PROBLEM TO WORK ON: Make an exact copy of all the material below, apart from the pictures.

>> start

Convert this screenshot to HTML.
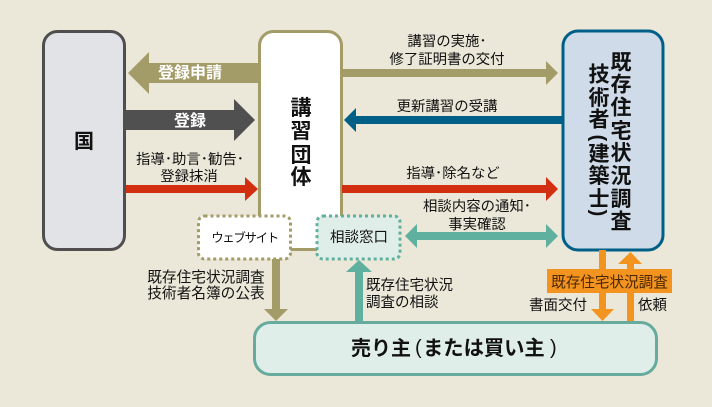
<!DOCTYPE html>
<html lang="ja">
<head>
<meta charset="utf-8">
<style>
html,body{margin:0;padding:0;background:#ece8d9;width:712px;height:407px;overflow:hidden}
svg{display:block}
text{font-family:"Liberation Sans","Noto Sans CJK JP",sans-serif;fill:#111}
.s{font-size:14.4px;text-anchor:middle}
.l{font-size:14.5px;text-anchor:start}
.b{font-weight:700;text-anchor:middle}
.w{font-size:16px;font-weight:700;fill:#fff;text-anchor:middle}
</style>
</head>
<body>
<svg width="712" height="407" viewBox="0 0 712 407" xmlns="http://www.w3.org/2000/svg">
<rect width="712" height="407" fill="#ece8d9"/>

<rect x="259.500" y="31.500" width="82" height="218" rx="14" fill="#fff" stroke="#a39b68" stroke-width="3"/>

<!-- connectors -->
<polygon points="258,63 149,63 149,52 128,73 149,94 149,83 258,83" fill="#a39b68"/>
<polygon points="126,110 234,110 234,99 255,120 234,141 234,130 126,130" fill="#505050"/>
<polygon points="126,185 245,185 245,177 258,189 245,201 245,193 126,193" fill="#d22f10"/>
<polygon points="342,69 546,69 546,61 558,73 546,85 546,77 342,77" fill="#a39b68"/>
<polygon points="562,116 356,116 356,108 344,120 356,132 356,124 562,124" fill="#005f87"/>
<polygon points="342,185 546,185 546,177 558,189 546,201 546,193 342,193" fill="#d22f10"/>
<polygon points="405,236 417,224 417,232 546,232 546,224 558,236 546,248 546,240 417,240 417,248" fill="#5fb09f"/>
<polygon points="272,259 280,259 280,309 288,309 276,321 264,309 272,309" fill="#a39b68"/>
<polygon points="355,323 363,323 363,272 372,272 359,260 346,272 355,272" fill="#5fb09f"/>

<!-- boxes -->
<rect x="43.500" y="31.500" width="81" height="218" rx="14" fill="#e2e3e6" stroke="#4f4f4f" stroke-width="3"/>
<rect x="563" y="31" width="100" height="219" rx="15" fill="#cfdbe8" stroke="#005f87" stroke-width="3"/>

<rect x="198.500" y="216" width="92" height="43" rx="6" fill="#fff" stroke="#a39b68" stroke-width="3" stroke-dasharray="3 3"/>
<rect x="317" y="216" width="83" height="43" rx="6" fill="#e0eee9" stroke="#5fb09f" stroke-width="3" stroke-dasharray="3 3"/>
<rect x="291" y="248" width="25" height="3" fill="#a39b68"/>

<!-- orange -->
<polygon points="599,250 606,250 606,309 614,309 602.500,321 591,309 599,309" fill="#f39320"/>
<polygon points="627,323 634,323 634,264 642,264 630.500,252 618,264 627,264" fill="#f39320"/>
<rect x="547" y="269" width="125" height="24" fill="#f39320"/>

<rect x="254.500" y="322.500" width="402" height="52" rx="16" fill="#e0eee9" stroke="#66ab9d" stroke-width="3"/>

<!-- big labels -->
<text class="b" x="84" y="148" font-size="20">国</text>
<text class="b" x="301" y="115" font-size="21">講</text>
<text class="b" x="301" y="138" font-size="21">習</text>
<text class="b" x="301" y="162" font-size="21">団</text>
<text class="b" x="301" y="184" font-size="21">体</text>

<text class="b" x="621" y="69.500" font-size="21">既</text>
<text class="b" x="621" y="91.500" font-size="21">存</text>
<text class="b" x="621" y="114.500" font-size="21">住</text>
<text class="b" x="621" y="138" font-size="21">宅</text>
<text class="b" x="621" y="160" font-size="21">状</text>
<text class="b" x="621" y="183" font-size="21">況</text>
<text class="b" x="621" y="206" font-size="21">調</text>
<text class="b" x="621" y="228.500" font-size="21">査</text>

<text class="b" x="599" y="81.500" font-size="21">技</text>
<text class="b" x="599" y="105" font-size="21">術</text>
<text class="b" x="599" y="126.500" font-size="21">者</text>
<text class="b" x="599" y="161" font-size="21">建</text>
<text class="b" x="599" y="183" font-size="21">築</text>
<text class="b" x="599" y="206" font-size="21">士</text>
<text class="b" font-size="20" transform="rotate(90 599 138)" x="599" y="145" style="font-family:'Liberation Sans',sans-serif">(</text>
<text class="b" font-size="20" transform="rotate(90 599 213)" x="599" y="220" style="font-family:'Liberation Sans',sans-serif">)</text>

<text x="351" y="355" font-size="20" font-weight="700">売り主</text>
<text x="415" y="354" font-size="20" style="font-family:'Liberation Sans',sans-serif">(</text>
<text x="423" y="355" font-size="20.300" font-weight="700">または買い主</text>
<text x="550" y="354" font-size="20" style="font-family:'Liberation Sans',sans-serif">)</text>

<!-- arrow labels -->
<text class="w" x="190" y="78">登録申請</text>
<text class="w" x="190" y="126">登録</text>

<text class="s" x="190" y="164">指導･助言･勧告･</text>
<text class="s" x="189" y="181">登録抹消</text>

<text class="s" x="447" y="46">講習の実施･</text>
<text class="s" x="447" y="64">修了証明書の交付</text>
<text class="s" x="447" y="111">更新講習の受講</text>
<text class="s" x="453" y="178">指導･除名など</text>
<text class="s" x="477" y="211">相談内容の通知･</text>
<text class="s" x="477" y="229">事実確認</text>

<text x="244.500" y="242" font-size="12.500" letter-spacing="-1.400" text-anchor="middle">ウェブサイト</text>
<text x="359" y="242" font-size="14.500" text-anchor="middle">相談窓口</text>

<text class="s" x="206" y="282" style="font-size:14.700px">既存住宅状況調査</text>
<text class="s" x="206" y="298" style="font-size:14.700px">技術者名簿の公表</text>

<text class="l" x="366" y="290">既存住宅状況</text>
<text class="l" x="366" y="307">調査の相談</text>

<text class="l" x="529" y="310">書面交付</text>
<text class="l" x="638" y="310">依頼</text>
<text x="609.500" y="287" font-size="14.600" text-anchor="middle" style="fill:#4a2600">既存住宅状況調査</text>
</svg>
</body>
</html>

>> end

RESULT:
Convert this screenshot to HTML.
<!DOCTYPE html>
<html lang="ja">
<head>
<meta charset="utf-8">
<style>
html,body{margin:0;padding:0;background:#ece8d9;width:712px;height:407px;overflow:hidden}
svg{display:block}
text{font-family:"Liberation Sans","Noto Sans CJK JP",sans-serif;fill:#111}
.s{font-size:14.4px;text-anchor:middle}
.l{font-size:14.5px;text-anchor:start}
.b{font-weight:700;text-anchor:middle}
.w{font-size:16px;font-weight:700;fill:#fff;text-anchor:middle}
</style>
</head>
<body>
<svg width="712" height="407" viewBox="0 0 712 407" xmlns="http://www.w3.org/2000/svg">
<rect width="712" height="407" fill="#ece8d9"/>

<rect x="259.500" y="31.500" width="82" height="218" rx="14" fill="#fff" stroke="#a39b68" stroke-width="3"/>

<!-- connectors -->
<polygon points="258,63 149,63 149,52 128,73 149,94 149,83 258,83" fill="#a39b68"/>
<polygon points="126,110 234,110 234,99 255,120 234,141 234,130 126,130" fill="#505050"/>
<polygon points="126,185 245,185 245,177 258,189 245,201 245,193 126,193" fill="#d22f10"/>
<polygon points="342,69 546,69 546,61 558,73 546,85 546,77 342,77" fill="#a39b68"/>
<polygon points="562,116 356,116 356,108 344,120 356,132 356,124 562,124" fill="#005f87"/>
<polygon points="342,185 546,185 546,177 558,189 546,201 546,193 342,193" fill="#d22f10"/>
<polygon points="405,236 417,224 417,232 546,232 546,224 558,236 546,248 546,240 417,240 417,248" fill="#5fb09f"/>
<polygon points="272,259 280,259 280,309 288,309 276,321 264,309 272,309" fill="#a39b68"/>
<polygon points="355,323 363,323 363,272 372,272 359,260 346,272 355,272" fill="#5fb09f"/>

<!-- boxes -->
<rect x="43.500" y="31.500" width="81" height="218" rx="14" fill="#e2e3e6" stroke="#4f4f4f" stroke-width="3"/>
<rect x="563" y="31" width="100" height="219" rx="15" fill="#cfdbe8" stroke="#005f87" stroke-width="3"/>

<rect x="198.500" y="216" width="92" height="43" rx="6" fill="#fff" stroke="#a39b68" stroke-width="3" stroke-dasharray="3 3"/>
<rect x="317" y="216" width="83" height="43" rx="6" fill="#e0eee9" stroke="#5fb09f" stroke-width="3" stroke-dasharray="3 3"/>
<rect x="291" y="248" width="25" height="3" fill="#a39b68"/>

<!-- orange -->
<polygon points="599,250 606,250 606,309 614,309 602.500,321 591,309 599,309" fill="#f39320"/>
<polygon points="627,323 634,323 634,264 642,264 630.500,252 618,264 627,264" fill="#f39320"/>
<rect x="547" y="269" width="125" height="24" fill="#f39320"/>

<rect x="254.500" y="322.500" width="402" height="52" rx="16" fill="#e0eee9" stroke="#66ab9d" stroke-width="3"/>

<!-- big labels -->
<text class="b" x="84" y="148" font-size="20">国</text>
<text class="b" x="301" y="115" font-size="21">講</text>
<text class="b" x="301" y="138" font-size="21">習</text>
<text class="b" x="301" y="162" font-size="21">団</text>
<text class="b" x="301" y="184" font-size="21">体</text>

<text class="b" x="621" y="69.500" font-size="21">既</text>
<text class="b" x="621" y="91.500" font-size="21">存</text>
<text class="b" x="621" y="114.500" font-size="21">住</text>
<text class="b" x="621" y="138" font-size="21">宅</text>
<text class="b" x="621" y="160" font-size="21">状</text>
<text class="b" x="621" y="183" font-size="21">況</text>
<text class="b" x="621" y="206" font-size="21">調</text>
<text class="b" x="621" y="228.500" font-size="21">査</text>

<text class="b" x="599" y="81.500" font-size="21">技</text>
<text class="b" x="599" y="105" font-size="21">術</text>
<text class="b" x="599" y="126.500" font-size="21">者</text>
<text class="b" x="599" y="161" font-size="21">建</text>
<text class="b" x="599" y="183" font-size="21">築</text>
<text class="b" x="599" y="206" font-size="21">士</text>
<text class="b" font-size="20" transform="rotate(90 599 138)" x="599" y="145" style="font-family:'Liberation Sans',sans-serif">(</text>
<text class="b" font-size="20" transform="rotate(90 599 213)" x="599" y="220" style="font-family:'Liberation Sans',sans-serif">)</text>

<text x="351" y="355" font-size="20" font-weight="700">売り主</text>
<text x="415" y="354" font-size="20" style="font-family:'Liberation Sans',sans-serif">(</text>
<text x="423" y="355" font-size="20.300" font-weight="700">または買い主</text>
<text x="550" y="354" font-size="20" style="font-family:'Liberation Sans',sans-serif">)</text>

<!-- arrow labels -->
<text class="w" x="190" y="78">登録申請</text>
<text class="w" x="190" y="126">登録</text>

<text class="s" x="190" y="164">指導･助言･勧告･</text>
<text class="s" x="189" y="181">登録抹消</text>

<text class="s" x="447" y="46">講習の実施･</text>
<text class="s" x="447" y="64">修了証明書の交付</text>
<text class="s" x="447" y="111">更新講習の受講</text>
<text class="s" x="453" y="178">指導･除名など</text>
<text class="s" x="477" y="211">相談内容の通知･</text>
<text class="s" x="477" y="229">事実確認</text>

<text x="244.500" y="242" font-size="12.500" letter-spacing="-1.400" text-anchor="middle">ウェブサイト</text>
<text x="359" y="242" font-size="14.500" text-anchor="middle">相談窓口</text>

<text class="s" x="206" y="282" style="font-size:14.700px">既存住宅状況調査</text>
<text class="s" x="206" y="298" style="font-size:14.700px">技術者名簿の公表</text>

<text class="l" x="366" y="290">既存住宅状況</text>
<text class="l" x="366" y="307">調査の相談</text>

<text class="l" x="529" y="310">書面交付</text>
<text class="l" x="638" y="310">依頼</text>
<text x="609.500" y="287" font-size="14.600" text-anchor="middle" style="fill:#4a2600">既存住宅状況調査</text>
</svg>
</body>
</html>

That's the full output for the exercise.